Back to: Fundamentals
Now that you have learned about voltage, current and resistance, I want you to not think about these separately. These, as well as others that you will learn about are linked, rather than independent parameters. A German physicist, called Georg Simon Ohm realised this, in what we call Ohm’s law. He discovered that there is a direct proportionality between the voltage across a conductor and the current that flows through it. There are many rules in electronics but this is one of the most important. There are things that you may learn about and never use, Ohm’s law is not one of them! If you want to calculate the resistor required in a circuit and you know the voltage and current, you can use Ohm’s law to calculate the required value.
Ohms law can be written as a formula, which can be arranged in three different ways, according to what needs to be calculated.

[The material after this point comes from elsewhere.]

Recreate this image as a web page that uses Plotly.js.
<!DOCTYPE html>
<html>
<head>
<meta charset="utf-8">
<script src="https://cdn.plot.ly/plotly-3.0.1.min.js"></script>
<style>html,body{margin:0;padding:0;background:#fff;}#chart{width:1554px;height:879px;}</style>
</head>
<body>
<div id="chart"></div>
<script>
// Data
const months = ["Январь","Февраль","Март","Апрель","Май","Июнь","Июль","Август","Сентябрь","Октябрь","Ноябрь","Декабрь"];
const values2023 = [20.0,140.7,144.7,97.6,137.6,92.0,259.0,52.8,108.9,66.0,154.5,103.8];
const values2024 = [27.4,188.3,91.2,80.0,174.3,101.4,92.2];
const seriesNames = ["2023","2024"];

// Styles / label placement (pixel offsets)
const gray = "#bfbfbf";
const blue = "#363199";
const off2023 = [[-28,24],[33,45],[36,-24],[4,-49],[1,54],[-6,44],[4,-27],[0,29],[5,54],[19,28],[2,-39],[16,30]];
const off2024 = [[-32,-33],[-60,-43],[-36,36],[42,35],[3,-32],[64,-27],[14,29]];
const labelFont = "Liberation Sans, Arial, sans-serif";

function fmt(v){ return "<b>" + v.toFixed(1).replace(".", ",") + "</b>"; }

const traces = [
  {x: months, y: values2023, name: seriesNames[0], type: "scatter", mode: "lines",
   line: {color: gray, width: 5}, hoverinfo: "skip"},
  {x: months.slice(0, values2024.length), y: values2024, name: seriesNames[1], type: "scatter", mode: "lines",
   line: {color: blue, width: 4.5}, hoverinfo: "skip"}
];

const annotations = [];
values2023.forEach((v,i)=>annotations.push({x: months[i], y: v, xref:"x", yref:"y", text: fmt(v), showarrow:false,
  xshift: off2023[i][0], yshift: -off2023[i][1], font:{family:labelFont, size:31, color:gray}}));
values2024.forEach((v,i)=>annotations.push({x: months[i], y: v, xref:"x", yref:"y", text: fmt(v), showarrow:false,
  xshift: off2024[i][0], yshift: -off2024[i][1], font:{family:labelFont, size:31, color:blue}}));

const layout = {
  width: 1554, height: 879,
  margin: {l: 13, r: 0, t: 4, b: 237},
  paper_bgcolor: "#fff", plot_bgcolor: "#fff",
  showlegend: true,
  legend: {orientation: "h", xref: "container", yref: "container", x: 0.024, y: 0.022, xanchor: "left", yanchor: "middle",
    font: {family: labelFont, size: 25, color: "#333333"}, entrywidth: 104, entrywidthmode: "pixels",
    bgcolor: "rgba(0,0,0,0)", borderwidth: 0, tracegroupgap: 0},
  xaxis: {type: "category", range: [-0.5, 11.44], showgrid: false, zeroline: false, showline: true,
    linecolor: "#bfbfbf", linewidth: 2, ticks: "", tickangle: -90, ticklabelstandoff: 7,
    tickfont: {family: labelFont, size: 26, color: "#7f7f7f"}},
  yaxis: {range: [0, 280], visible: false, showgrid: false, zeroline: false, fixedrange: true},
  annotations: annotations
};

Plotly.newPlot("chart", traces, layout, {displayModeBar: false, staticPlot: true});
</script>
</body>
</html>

To calculate voltage: V = IR
To calculate current: I = V/R
To calculate resistance: R = V/I
Graph 1 shows Ohm’s law plotted as a line graph, with voltage against current and the resulting line being the resistance. Materials that follow Ohm’s law will form a straight line. We call these materials Ohmic. If you double the voltage across a conductor, the current will double.

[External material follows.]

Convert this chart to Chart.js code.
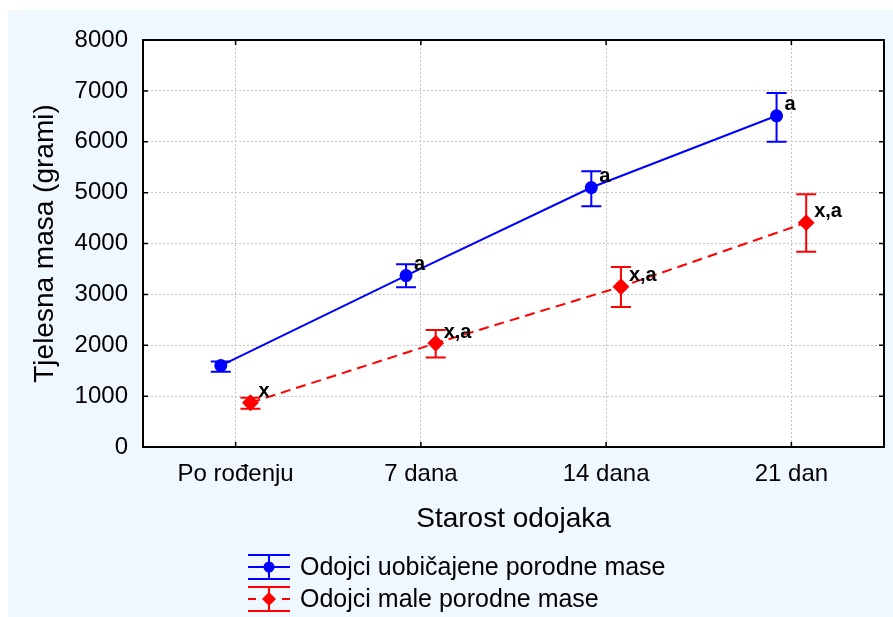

There is a component that you will learn about that is ubiquitous in electronics – the resistor. This is an Ohmic component that is used to add a specific resistance into part of a circuit.
There are some materials that do not obey Ohm’s law, these are said to be non-ohmic. Graph 2 shows an example, forming an s-curve. Many other non-linear shapes can be plotted for other non-Ohmic materials.
Incandescent lights are an example of a non-Ohmic component. Its resistance changes as the temperature changes. As you learn about different components you will see that being non-Ohmic can be very useful. One in particular is called a thermistor. These can be used as temperature sensors.